## DIRECTION
In this exercise, return the whole listing exactly, excluding any images.
# # # # #
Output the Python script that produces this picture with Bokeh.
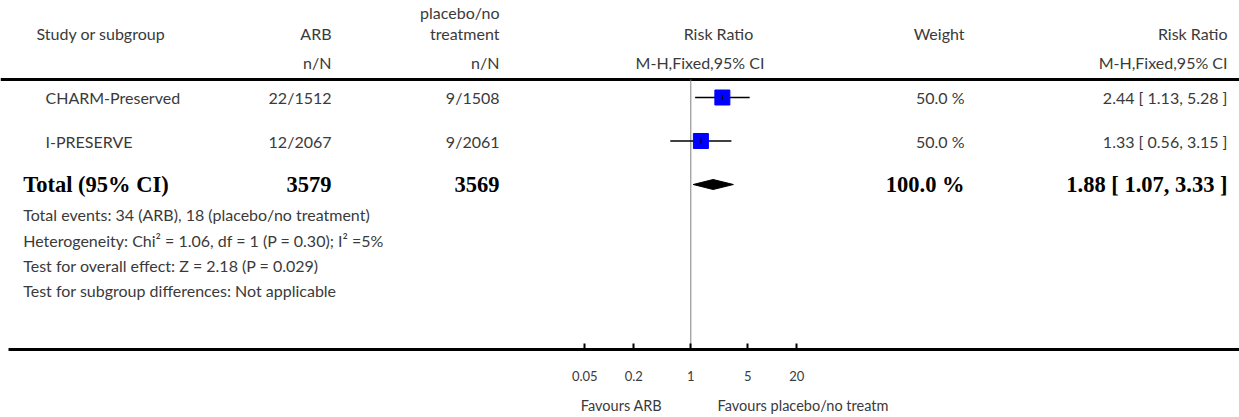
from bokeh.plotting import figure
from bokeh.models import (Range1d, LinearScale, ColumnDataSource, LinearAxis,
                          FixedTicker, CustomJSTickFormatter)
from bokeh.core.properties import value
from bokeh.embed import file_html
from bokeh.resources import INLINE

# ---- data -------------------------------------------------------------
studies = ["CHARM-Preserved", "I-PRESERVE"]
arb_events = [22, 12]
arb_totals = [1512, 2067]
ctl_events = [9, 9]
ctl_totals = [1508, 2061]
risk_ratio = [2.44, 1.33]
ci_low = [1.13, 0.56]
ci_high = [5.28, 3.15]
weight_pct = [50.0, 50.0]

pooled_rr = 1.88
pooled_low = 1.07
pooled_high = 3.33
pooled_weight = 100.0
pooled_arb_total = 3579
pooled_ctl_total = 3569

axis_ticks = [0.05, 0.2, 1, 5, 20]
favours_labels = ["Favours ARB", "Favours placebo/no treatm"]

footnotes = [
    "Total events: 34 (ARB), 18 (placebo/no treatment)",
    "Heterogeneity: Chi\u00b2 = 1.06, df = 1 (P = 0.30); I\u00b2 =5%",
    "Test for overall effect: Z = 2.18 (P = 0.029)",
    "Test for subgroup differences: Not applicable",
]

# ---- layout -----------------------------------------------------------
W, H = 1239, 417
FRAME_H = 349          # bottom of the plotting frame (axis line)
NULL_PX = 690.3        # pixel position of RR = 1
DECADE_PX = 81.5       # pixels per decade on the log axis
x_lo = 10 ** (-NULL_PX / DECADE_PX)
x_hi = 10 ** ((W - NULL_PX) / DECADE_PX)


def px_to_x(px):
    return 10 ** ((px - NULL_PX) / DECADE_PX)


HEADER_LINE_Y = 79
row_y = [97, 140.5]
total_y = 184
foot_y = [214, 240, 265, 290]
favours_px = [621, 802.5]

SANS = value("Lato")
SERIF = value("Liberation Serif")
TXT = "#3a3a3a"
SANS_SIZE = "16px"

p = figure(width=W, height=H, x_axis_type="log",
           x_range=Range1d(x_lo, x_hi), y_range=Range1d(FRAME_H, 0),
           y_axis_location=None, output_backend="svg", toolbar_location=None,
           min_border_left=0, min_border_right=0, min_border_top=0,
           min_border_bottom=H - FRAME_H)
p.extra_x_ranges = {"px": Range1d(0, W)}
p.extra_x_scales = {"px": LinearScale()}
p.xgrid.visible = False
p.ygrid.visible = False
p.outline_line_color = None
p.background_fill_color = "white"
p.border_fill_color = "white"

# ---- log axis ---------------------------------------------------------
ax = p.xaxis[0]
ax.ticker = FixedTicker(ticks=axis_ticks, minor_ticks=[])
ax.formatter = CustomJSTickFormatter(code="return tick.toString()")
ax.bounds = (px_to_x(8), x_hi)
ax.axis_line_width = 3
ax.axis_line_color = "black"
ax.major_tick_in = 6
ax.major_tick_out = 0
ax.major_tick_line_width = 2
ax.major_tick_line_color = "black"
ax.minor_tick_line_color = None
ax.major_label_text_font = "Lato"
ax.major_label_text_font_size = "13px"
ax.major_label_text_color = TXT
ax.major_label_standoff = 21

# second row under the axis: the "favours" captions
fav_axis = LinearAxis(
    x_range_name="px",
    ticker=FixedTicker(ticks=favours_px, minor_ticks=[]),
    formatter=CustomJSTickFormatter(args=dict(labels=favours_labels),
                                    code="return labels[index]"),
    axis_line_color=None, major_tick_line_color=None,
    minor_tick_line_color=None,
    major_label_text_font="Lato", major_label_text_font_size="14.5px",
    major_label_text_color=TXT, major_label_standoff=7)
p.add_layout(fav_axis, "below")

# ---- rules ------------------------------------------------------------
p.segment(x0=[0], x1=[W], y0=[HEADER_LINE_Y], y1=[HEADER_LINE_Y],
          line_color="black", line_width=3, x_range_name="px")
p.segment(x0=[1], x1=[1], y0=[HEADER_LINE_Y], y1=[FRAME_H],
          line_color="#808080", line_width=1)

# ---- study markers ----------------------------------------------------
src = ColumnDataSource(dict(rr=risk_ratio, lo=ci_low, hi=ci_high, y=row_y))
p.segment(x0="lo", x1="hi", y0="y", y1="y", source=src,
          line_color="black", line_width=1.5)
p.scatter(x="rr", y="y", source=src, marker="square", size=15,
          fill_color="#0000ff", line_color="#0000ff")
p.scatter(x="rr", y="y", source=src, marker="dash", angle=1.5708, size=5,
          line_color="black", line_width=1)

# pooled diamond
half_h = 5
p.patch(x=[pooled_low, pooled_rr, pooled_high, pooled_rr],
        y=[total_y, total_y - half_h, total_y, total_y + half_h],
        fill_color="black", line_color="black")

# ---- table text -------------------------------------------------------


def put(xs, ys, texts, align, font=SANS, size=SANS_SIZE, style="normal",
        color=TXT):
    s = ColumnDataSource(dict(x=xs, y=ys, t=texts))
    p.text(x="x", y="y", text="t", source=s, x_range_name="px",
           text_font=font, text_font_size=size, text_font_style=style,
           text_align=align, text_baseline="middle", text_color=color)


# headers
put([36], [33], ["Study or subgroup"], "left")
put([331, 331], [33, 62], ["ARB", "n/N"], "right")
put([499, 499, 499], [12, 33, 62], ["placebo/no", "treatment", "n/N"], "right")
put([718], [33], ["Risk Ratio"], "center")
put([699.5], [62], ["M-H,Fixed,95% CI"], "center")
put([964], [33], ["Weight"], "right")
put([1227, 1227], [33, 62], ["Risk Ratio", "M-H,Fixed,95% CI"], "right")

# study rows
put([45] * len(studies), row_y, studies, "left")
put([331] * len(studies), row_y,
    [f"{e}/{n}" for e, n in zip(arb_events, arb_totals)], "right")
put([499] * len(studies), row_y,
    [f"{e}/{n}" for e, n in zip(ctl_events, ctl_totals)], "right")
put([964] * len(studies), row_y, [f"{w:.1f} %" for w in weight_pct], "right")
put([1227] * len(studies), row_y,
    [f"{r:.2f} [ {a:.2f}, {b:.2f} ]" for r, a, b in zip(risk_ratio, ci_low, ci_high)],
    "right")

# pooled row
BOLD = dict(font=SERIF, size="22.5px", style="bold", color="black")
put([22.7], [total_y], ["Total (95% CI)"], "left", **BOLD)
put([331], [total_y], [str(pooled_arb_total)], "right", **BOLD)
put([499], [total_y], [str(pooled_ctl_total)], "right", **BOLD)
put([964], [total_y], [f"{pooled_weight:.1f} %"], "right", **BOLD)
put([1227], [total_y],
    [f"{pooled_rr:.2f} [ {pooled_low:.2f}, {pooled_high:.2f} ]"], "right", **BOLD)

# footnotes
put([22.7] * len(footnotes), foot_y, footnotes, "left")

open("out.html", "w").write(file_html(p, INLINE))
# # # # #
## ANSWER
Output the Python script that produces this picture with Bokeh.
from bokeh.plotting import figure
from bokeh.models import (Range1d, LinearScale, ColumnDataSource, LinearAxis,
                          FixedTicker, CustomJSTickFormatter)
from bokeh.core.properties import value
from bokeh.embed import file_html
from bokeh.resources import INLINE

# ---- data -------------------------------------------------------------
studies = ["CHARM-Preserved", "I-PRESERVE"]
arb_events = [22, 12]
arb_totals = [1512, 2067]
ctl_events = [9, 9]
ctl_totals = [1508, 2061]
risk_ratio = [2.44, 1.33]
ci_low = [1.13, 0.56]
ci_high = [5.28, 3.15]
weight_pct = [50.0, 50.0]

pooled_rr = 1.88
pooled_low = 1.07
pooled_high = 3.33
pooled_weight = 100.0
pooled_arb_total = 3579
pooled_ctl_total = 3569

axis_ticks = [0.05, 0.2, 1, 5, 20]
favours_labels = ["Favours ARB", "Favours placebo/no treatm"]

footnotes = [
    "Total events: 34 (ARB), 18 (placebo/no treatment)",
    "Heterogeneity: Chi\u00b2 = 1.06, df = 1 (P = 0.30); I\u00b2 =5%",
    "Test for overall effect: Z = 2.18 (P = 0.029)",
    "Test for subgroup differences: Not applicable",
]

# ---- layout -----------------------------------------------------------
W, H = 1239, 417
FRAME_H = 349          # bottom of the plotting frame (axis line)
NULL_PX = 690.3        # pixel position of RR = 1
DECADE_PX = 81.5       # pixels per decade on the log axis
x_lo = 10 ** (-NULL_PX / DECADE_PX)
x_hi = 10 ** ((W - NULL_PX) / DECADE_PX)


def px_to_x(px):
    return 10 ** ((px - NULL_PX) / DECADE_PX)


HEADER_LINE_Y = 79
row_y = [97, 140.5]
total_y = 184
foot_y = [214, 240, 265, 290]
favours_px = [621, 802.5]

SANS = value("Lato")
SERIF = value("Liberation Serif")
TXT = "#3a3a3a"
SANS_SIZE = "16px"

p = figure(width=W, height=H, x_axis_type="log",
           x_range=Range1d(x_lo, x_hi), y_range=Range1d(FRAME_H, 0),
           y_axis_location=None, output_backend="svg", toolbar_location=None,
           min_border_left=0, min_border_right=0, min_border_top=0,
           min_border_bottom=H - FRAME_H)
p.extra_x_ranges = {"px": Range1d(0, W)}
p.extra_x_scales = {"px": LinearScale()}
p.xgrid.visible = False
p.ygrid.visible = False
p.outline_line_color = None
p.background_fill_color = "white"
p.border_fill_color = "white"

# ---- log axis ---------------------------------------------------------
ax = p.xaxis[0]
ax.ticker = FixedTicker(ticks=axis_ticks, minor_ticks=[])
ax.formatter = CustomJSTickFormatter(code="return tick.toString()")
ax.bounds = (px_to_x(8), x_hi)
ax.axis_line_width = 3
ax.axis_line_color = "black"
ax.major_tick_in = 6
ax.major_tick_out = 0
ax.major_tick_line_width = 2
ax.major_tick_line_color = "black"
ax.minor_tick_line_color = None
ax.major_label_text_font = "Lato"
ax.major_label_text_font_size = "13px"
ax.major_label_text_color = TXT
ax.major_label_standoff = 21

# second row under the axis: the "favours" captions
fav_axis = LinearAxis(
    x_range_name="px",
    ticker=FixedTicker(ticks=favours_px, minor_ticks=[]),
    formatter=CustomJSTickFormatter(args=dict(labels=favours_labels),
                                    code="return labels[index]"),
    axis_line_color=None, major_tick_line_color=None,
    minor_tick_line_color=None,
    major_label_text_font="Lato", major_label_text_font_size="14.5px",
    major_label_text_color=TXT, major_label_standoff=7)
p.add_layout(fav_axis, "below")

# ---- rules ------------------------------------------------------------
p.segment(x0=[0], x1=[W], y0=[HEADER_LINE_Y], y1=[HEADER_LINE_Y],
          line_color="black", line_width=3, x_range_name="px")
p.segment(x0=[1], x1=[1], y0=[HEADER_LINE_Y], y1=[FRAME_H],
          line_color="#808080", line_width=1)

# ---- study markers ----------------------------------------------------
src = ColumnDataSource(dict(rr=risk_ratio, lo=ci_low, hi=ci_high, y=row_y))
p.segment(x0="lo", x1="hi", y0="y", y1="y", source=src,
          line_color="black", line_width=1.5)
p.scatter(x="rr", y="y", source=src, marker="square", size=15,
          fill_color="#0000ff", line_color="#0000ff")
p.scatter(x="rr", y="y", source=src, marker="dash", angle=1.5708, size=5,
          line_color="black", line_width=1)

# pooled diamond
half_h = 5
p.patch(x=[pooled_low, pooled_rr, pooled_high, pooled_rr],
        y=[total_y, total_y - half_h, total_y, total_y + half_h],
        fill_color="black", line_color="black")

# ---- table text -------------------------------------------------------


def put(xs, ys, texts, align, font=SANS, size=SANS_SIZE, style="normal",
        color=TXT):
    s = ColumnDataSource(dict(x=xs, y=ys, t=texts))
    p.text(x="x", y="y", text="t", source=s, x_range_name="px",
           text_font=font, text_font_size=size, text_font_style=style,
           text_align=align, text_baseline="middle", text_color=color)


# headers
put([36], [33], ["Study or subgroup"], "left")
put([331, 331], [33, 62], ["ARB", "n/N"], "right")
put([499, 499, 499], [12, 33, 62], ["placebo/no", "treatment", "n/N"], "right")
put([718], [33], ["Risk Ratio"], "center")
put([699.5], [62], ["M-H,Fixed,95% CI"], "center")
put([964], [33], ["Weight"], "right")
put([1227, 1227], [33, 62], ["Risk Ratio", "M-H,Fixed,95% CI"], "right")

# study rows
put([45] * len(studies), row_y, studies, "left")
put([331] * len(studies), row_y,
    [f"{e}/{n}" for e, n in zip(arb_events, arb_totals)], "right")
put([499] * len(studies), row_y,
    [f"{e}/{n}" for e, n in zip(ctl_events, ctl_totals)], "right")
put([964] * len(studies), row_y, [f"{w:.1f} %" for w in weight_pct], "right")
put([1227] * len(studies), row_y,
    [f"{r:.2f} [ {a:.2f}, {b:.2f} ]" for r, a, b in zip(risk_ratio, ci_low, ci_high)],
    "right")

# pooled row
BOLD = dict(font=SERIF, size="22.5px", style="bold", color="black")
put([22.7], [total_y], ["Total (95% CI)"], "left", **BOLD)
put([331], [total_y], [str(pooled_arb_total)], "right", **BOLD)
put([499], [total_y], [str(pooled_ctl_total)], "right", **BOLD)
put([964], [total_y], [f"{pooled_weight:.1f} %"], "right", **BOLD)
put([1227], [total_y],
    [f"{pooled_rr:.2f} [ {pooled_low:.2f}, {pooled_high:.2f} ]"], "right", **BOLD)

# footnotes
put([22.7] * len(footnotes), foot_y, footnotes, "left")

open("out.html", "w").write(file_html(p, INLINE))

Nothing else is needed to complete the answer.